To summarize, there’s a lot of good in MMT and I’ve always maintained that, but it’s foolish to think that MMT is a panacea for a period where people think mainstream economics hasn’t served us well. There is, after all, a lot more right with mainstream econ than most people want to admit and this “burn it all down” mentality is not constructive. That said, I am glad MMT is part of the new narrative, but I do hope they defend that narrative with more empirics and less combativeness.

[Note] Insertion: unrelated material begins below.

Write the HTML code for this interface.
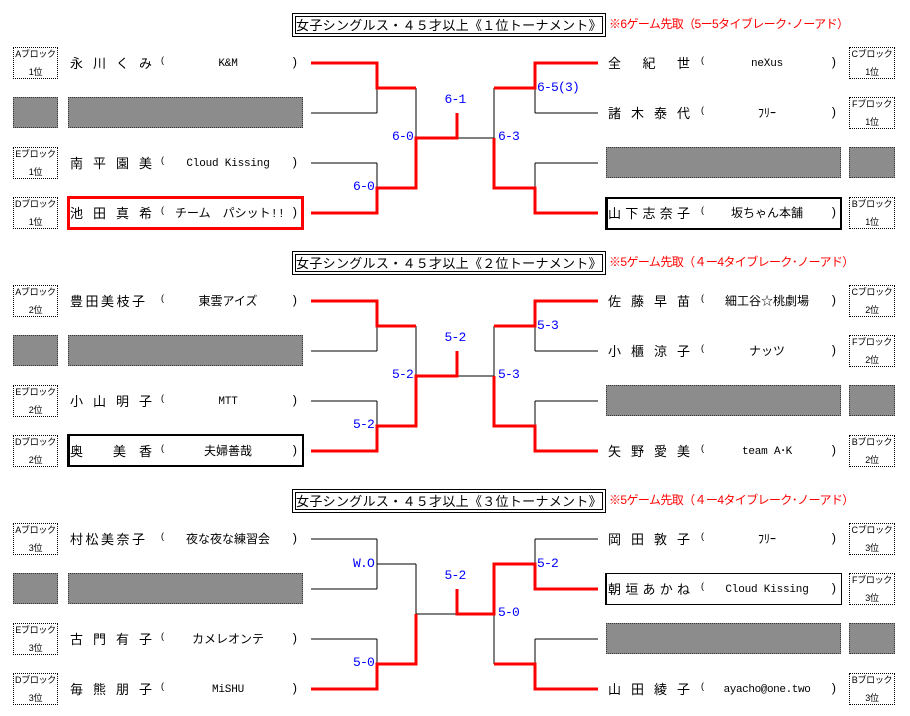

¹ – MMT people might respond to this by saying “but how did the deposits get there in the first place?” Well, the bank created them independent of a government reserve position. That’s how banks create money – independent of the government. Of course, then they’d say “but banks are ‘agents’ of the government who are licensed to create government money”. Well, not really. Banks are private entities that create stable and very money-like liabilities, but those liabilities are most definitely not government liabilities and the banking system, as a private for profit sector, is most certainly not an “agent of government”. They are agents for their shareholders and that’s part of why the US government has to keep bailing them out periodically. Why the MMT people try to consolidate the Fed and the banking system into the government is beyond me as it confuses their followers on the topic of financialization and the way in which our private banking system is structured specifically so that the government is beholden to banks at all times. Not that any of this matters as it pertains to the funding concept. Even if banks were part of the government their quantity of liabilities, reflected on private sector balance sheets as financial assets with resources to support them, is indicative of a vast quantity of financial assets that can be moved to the public domain without the government having to expand its own balance sheet further than the loans/deposits have already done.